Miller equaled the single-game mark set by Chris Simpson in 2009.

Liam McFarlane, Herrington and Wilson scored a pair of touchdowns apiece before the break.

Wilson, who led Indiana Area with 101 yards on six carries, struck first on a 35-yard run and also scored from 50 yards. Herrington rushed for 100 yards on eight carries while scoring runs of 5 and 1 yards. And McFarlane touched the ball twice, posting touchdown runs of 50 and 35 yards.

Van Leer capped Indiana Area’s first-half total with 21 yards on the ground.

And Indiana Area’s other —usual— full-time defensive player, senior linebacker Jacob McCracken had a 27-yard fumble return for a score.

After the half, sophomore Evan Brocious returned the opening kickoff 90 yards to give Indiana Area a 56-7 lead just before the mercy rule kicked in that forces a continuously running clock.

And lastly, the Little Indians ran one offensive play in each of the third and four quarters: junior Garrison Dougherty’s 37-yard touchdown run and sophomore Trevor Smith’s 84-yard scamper that set up the history-clinching extra point.

The scoring total narrowly bested the program mark set in 2007, a 69-6 win against Albert Gallatin.

“You don’t intend to put that many up, obviously, but it happened,” Overdorff said. “I had no idea. We were trying not to score, to be honest. It was just one of those night where every time you handed the ball off it went for a touchdown. You can’t do anything. You still have to let the junior varsity kids play. And they came out and executed, too.”

For Derry Area (0-3), Eric Catone ran for a 65-yard touchdown in the opening quarter. And Ahmad Ward rushed in from 21 yards out before Catone scored a two-point conversion.
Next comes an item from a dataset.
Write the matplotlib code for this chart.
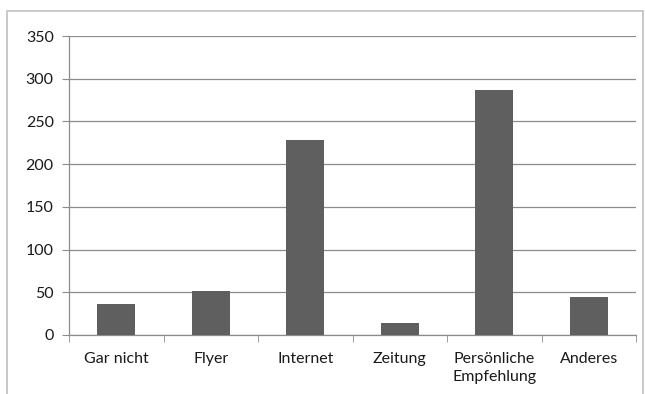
import matplotlib.pyplot as plt
import numpy as np
from matplotlib.patches import Rectangle

kategorien = ["Gar nicht", "Flyer", "Internet", "Zeitung", "Persönliche\nEmpfehlung", "Anderes"]
anzahl = [36, 52, 228, 14, 287, 44]
y_ticks = [0, 50, 100, 150, 200, 250, 300, 350]

plt.rcParams['font.family'] = ['Lato', 'DejaVu Sans']

fig = plt.figure(figsize=(6.45, 3.94), dpi=100)
ax = fig.add_axes([69 / 645, 1 - 335 / 394, (636 - 69) / 645, (335 - 36) / 394])

# Rahmen um das Diagramm
fig.patches.append(Rectangle((7 / 645, -0.1), (643 - 7) / 645, 1.1 - 11 / 394,
                             transform=fig.transFigure, fill=False,
                             edgecolor='#c0c0c0', linewidth=1.2))

x = np.arange(len(kategorien))
ax.bar(x, anzahl, width=0.4, color='#5f5f5f', zorder=3)

ax.set_xlim(-0.5, len(kategorien) - 0.5)
ax.set_ylim(0, 350)
ax.set_yticks(y_ticks)
ax.yaxis.grid(True, color='#8c8c8c', linewidth=0.9, zorder=0)

ax.set_xticks(x)
ax.set_xticklabels(kategorien, linespacing=1.35)
ax.set_xticks(np.arange(len(kategorien) + 1) - 0.5, minor=True)
ax.tick_params(axis='x', which='major', length=0, pad=12)
ax.tick_params(axis='x', which='minor', length=5, color='#8c8c8c', direction='out')
ax.tick_params(axis='y', length=5, color='#8c8c8c', pad=6)
ax.tick_params(labelsize=11.5, labelcolor='#1a1a1a')

for side in ['top', 'right']:
    ax.spines[side].set_visible(False)
for side in ['left', 'bottom']:
    ax.spines[side].set_color('#8c8c8c')
    ax.spines[side].set_linewidth(0.9)

fig.savefig('out.png', dpi=100)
For Indiana Area, it was less about the final score and the record books than it was about potentially finding culmination for years of hard work. Really, it’s about putting an end to mercy-shortened defeats in which the Little Indians found themselves on the opposite side of the scoreboard.

And in years past, there had been plenty.

It’s a start. And Indiana Area knows that’s all it is with the games now taking a much greater significance.

Now the Indians want more.

“The big thing is, our kids are getting more physical,” Overdorff said. “We’re running to the football better and hitting people. And we’re playing a more-disciplined brand of ball. Our kids are starting to really understand the scheme, too.”

“We had a nice little moment with everybody after the game. When you take a job, you have visions of moments and times like that. Hopefully, we got a little momentum and keep building on that and we have more nights like that in Indiana.”